DAMASCUS: Syrian Kurdish leader Mazloum Abdi said Thursday that “all efforts” were being made to prevent the collapse of talks on an agreement with Damascus to integrate his forces into the central government.
The remarks came days after Aleppo saw deadly clashes between the two sides before their respective leaders ordered a ceasefire.
In March, Abdi signed a deal with Syrian President Ahmed Al-Sharaa to merge the Kurds’ semi-autonomous administration into the government by year’s end, but differences have held up its implementation.
Abdi said the Syrian Democratic Forces (SDF), the Kurds’ de facto army, remained committed to the deal, adding in a statement that the two sides were working toward “mutual understanding” on military integration and counter-terrorism, and pledging further meetings with Damascus.
Downplaying the year-end deadline, he said the deal “did not specify a time limit for its ending or for the return to military solutions.”
He added that “all efforts are being made to prevent the collapse of this process” and that he considered failure unlikely.

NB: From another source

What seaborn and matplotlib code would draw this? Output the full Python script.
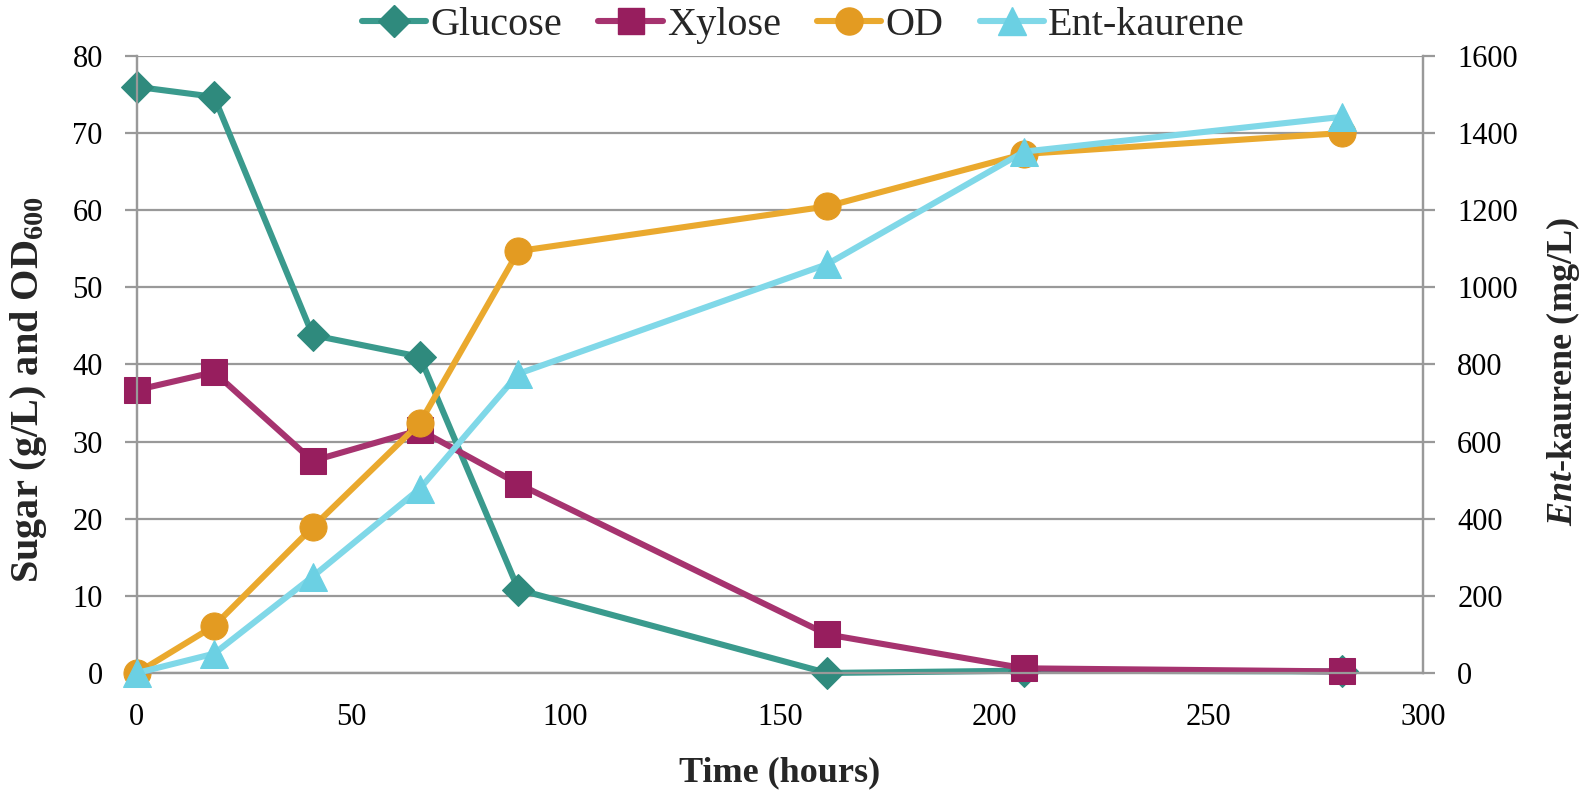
import pandas as pd
import seaborn as sns
import matplotlib.pyplot as plt
from matplotlib.lines import Line2D

# data
time_h = [0, 18, 41, 66, 89, 161, 207, 281]
glucose = [76.0, 74.7, 43.8, 41.0, 10.8, 0.0, 0.3, 0.2]
xylose = [36.7, 39.0, 27.5, 31.5, 24.5, 5.0, 0.6, 0.2]
od = [0.0, 6.1, 18.9, 32.4, 54.7, 60.5, 67.3, 70.0]
kaurene = [0, 50, 250, 478, 776, 1060, 1352, 1442]

left_ticks = list(range(0, 81, 10))
right_ticks = list(range(0, 1601, 200))
x_ticks = list(range(0, 301, 50))

sns.set_style("white")
plt.rcParams["font.family"] = ["Liberation Serif", "DejaVu Serif"]
plt.rcParams["mathtext.fontset"] = "custom"
plt.rcParams["mathtext.rm"] = "Liberation Serif"
plt.rcParams["mathtext.it"] = "Liberation Serif:italic:bold"
plt.rcParams["mathtext.bf"] = "Liberation Serif:bold"

df = pd.DataFrame({"Time": time_h, "Glucose": glucose, "Xylose": xylose,
                   "OD": od, "Ent-kaurene": kaurene})

styles = {
    "Glucose": dict(color="#3a9a8d", marker="D", mfc="#2f8a7d", ms=16),
    "Xylose": dict(color="#a6336f", marker="s", mfc="#971e5e", ms=19),
    "OD": dict(color="#eaa92e", marker="o", mfc="#e39b22", ms=19.5),
    "Ent-kaurene": dict(color="#80d8e8", marker="^", mfc="#6bd0e3", ms=19.5),
}
lw = 4.4

fig = plt.figure(figsize=(15.94, 7.95), dpi=100)
ax = fig.add_axes([0.0859, 0.1535, 0.8068, 0.7761])
ax2 = ax.twinx()

for name in ["Glucose", "Xylose", "OD"]:
    s = styles[name]
    sns.lineplot(data=df, x="Time", y=name, ax=ax, color=s["color"], lw=lw,
                 marker=s["marker"], markersize=s["ms"], markerfacecolor=s["mfc"],
                 markeredgecolor=s["mfc"], clip_on=False, zorder=3)
s = styles["Ent-kaurene"]
sns.lineplot(data=df, x="Time", y="Ent-kaurene", ax=ax2, color=s["color"], lw=lw,
             marker=s["marker"], markersize=s["ms"], markerfacecolor=s["mfc"],
             markeredgecolor=s["mfc"], clip_on=False, zorder=3)

grey = "#999999"
ax.set_xlim(0, 300)
ax.set_ylim(0, 80)
ax2.set_ylim(0, 1600)
ax.set_xticks(x_ticks)
ax.set_yticks(left_ticks)
ax2.set_yticks(right_ticks)
ax.yaxis.grid(True, color=grey, lw=1.6)
ax.set_axisbelow(True)

for a in (ax, ax2):
    a.spines["top"].set_visible(False)
    for sp in ("left", "right", "bottom"):
        a.spines[sp].set_color(grey)
        a.spines[sp].set_linewidth(1.6)
    a.tick_params(axis="both", colors=grey, labelcolor="black", labelsize=22,
                  length=8.6, width=1.6, direction="out")
ax.tick_params(axis="x", pad=13)
ax.tick_params(axis="y", pad=16)
ax2.tick_params(axis="y", pad=16)

ax.set_xlabel("Time (hours)", fontsize=26, fontweight="bold")
ax.set_ylabel(r"Sugar (g/L) and $\mathbf{OD_{600}}$", fontsize=29,
              fontweight="bold")
ax2.set_ylabel(r"$\mathit{Ent}$-kaurene (mg/L)", fontsize=26,
               fontweight="bold")
ax.xaxis.set_label_coords(0.5, -0.135)
ax.yaxis.set_label_coords(-0.068, 0.459)
ax2.yaxis.set_label_coords(1.094, 0.488)

handles = []
for name, s in styles.items():
    handles.append(Line2D([], [], color=s["color"], lw=lw, marker=s["marker"],
                          markersize=s["ms"], markerfacecolor=s["mfc"],
                          markeredgecolor=s["mfc"], label=name))
fig.legend(handles=handles, loc="center", bbox_to_anchor=(0.504, 0.968),
           ncol=4, frameon=False, fontsize=29, handlelength=1.6,
           handletextpad=0.1, columnspacing=0.9)

fig.savefig("out.png", dpi=100)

Abdi also repeated the SDF’s demand for decentralization, which has been rejected by Syria’s Islamist authorities, who took power after ousting longtime ruler Bashar Assad last year.
Turkiye, an important ally of Syria’s new leaders, sees the presence of Kurdish forces on its border as a security threat.
In Damascus this week, Turkish Foreign Minister Hakan Fidan stressed the importance of the Kurds’ integration, having warned the week before that patience with the SDF “is running out.”
The SDF control large swathes of the country’s oil-rich north and northeast, and with the support of a US-led international coalition, were integral to the territorial defeat of the Daesh group in Syria in 2019.
Syria last month joined the anti-IS coalition and has announced operations against the jihadist group in recent days.